Is American Sniper really the movie we want to tell the viewing public is one of the finest examples of film released in 2014? Or is it more that a movie about a real-life G.I. Joe will play well to Main Street America and might actually get butts in seats?
Beers, wolves, Guardians of the Galaxy and creepy baby fingers after the jump...
American Sniper is an occasionally tense and somber look at combat and the way it ripples through the lives of those who have seen it and those left back home. But it also has some pretty obvious flaws that make the Oscar love perplexing.
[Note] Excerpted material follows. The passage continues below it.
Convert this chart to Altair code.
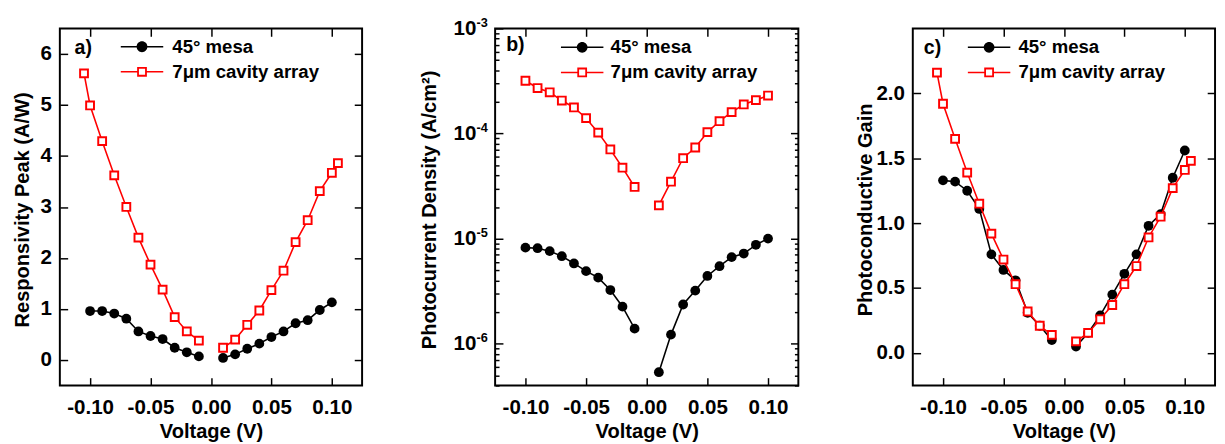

First off is the antagonist facing off with legendary Navy SEAL sniper Chris Kyle, the eponymous American Sniper played by a beefed-up Bradley Cooper. Kyle's villainous counterpart on the home team is more comic book cornball than anything from the House of Marvel, busting out parkour moves over Iraqi rooftops as he picks off American soldiers from the distance. There are about two seconds dedicated to showing how this sinister sniper might be more a mirror image of Kyle rather than just another cookie-cutter baddie. While obvious, that would have made for a more challenging approach than the lazy good vs. evil narrative American Sniper seems comfortable with.
Next up on the complaint list there’s the suspension of disbelief–shattering-ly bad bits of CGI. From a lengthy flyover of Sadr City leading up to the film’s behind-enemy-lines climax that wouldn’t pass muster in a Call of Duty game, to a terrifying baby doll with CG wiggling fingers, to a trio of fake-looking helicopters we see repeatedly, American Sniper shows that even in 2014 we have a long to go before computer magic is going to be ready to replace putting a real object in front of a real camera. (Is it THAT expensive to rent a real damn helicopter for half a day of shooting?) Complaints about special effects would typically be reserved for big, dumb 3D blockbusters, but these blunders are so apparent it's hard to not knock American Sniper for them.
But the biggest fault of all might be that though Chris Kyle is really the only character we get to know at all, we end up learning so little about him. A more nuanced examination could have dived into some of the trickier and hard-to-talk-about aspects of heroes, legends and war itself. Instead we get a crash course in Chris Kyle 101 from two childhood flashbacks: Kyle’s dad teaching him how to hunt, and Kyle’s dad telling him there three types of people: sheep, wolves and sheepdogs willing to stand up the wolves to protect the flock. Kyle’s the third. Got it.
American Sniper's Kyle doesn’t take pleasure in killing. He’s dedicated to do what he can to protect his fellow soldier, including joining in some un-sniper-worthy tasks with grunts on the ground and making some self-sacrificing calls that put him in greater danger than hiding in a perch above the city. It's all very admirable, but a man doesn’t have to be a good person to be a hero. After all, dad and husband of the year trophies don’t mean much on the battlefield. So it seems a shame that Eastwood and Cooper weren’t willing to let Kyle come off as a bit more flawed. Maybe this was an attempt to not appear disrespectful to Kyle, who no doubt was a remarkable soldier, or to not alienate viewers who might find a more realistic dive into an American hero so recently in the news unpatriotic. (Side note: People tend to have a problem with their heroes possibly being pricks in real life, which has always seemed silly to me. I’d rather the folks on the front lines or in charge or — hell — in my favorite rock band be damn good at their jobs rather than the type of person I’d have a beer with.) Whatever the reason, for a story centered around one man I felt my understanding of the man behind the legend was about on par with a quick skimming of his Wikipedia page.
Should you see American Sniper?
There are a handful of moments in American Sniper like its gut-wrenching opening scene — which you may have already seen in pretty much its entirety via the trailer -- where the movie enters that haunting gray territory where Eastwood’s stronger films take us so well. I’ll also give it marks for seeming to navigate the minefield of being easy to label as anti- or pro-war, though it’s fair to say it’s also not really a “war movie” at all. But with its flaws and the repeated feeling that we’re just watching a series of disconnected combat missions (that are sometimes not even especially suspenseful), Eastwood’s latest falls short of the mark set by his pre-2010 filmography.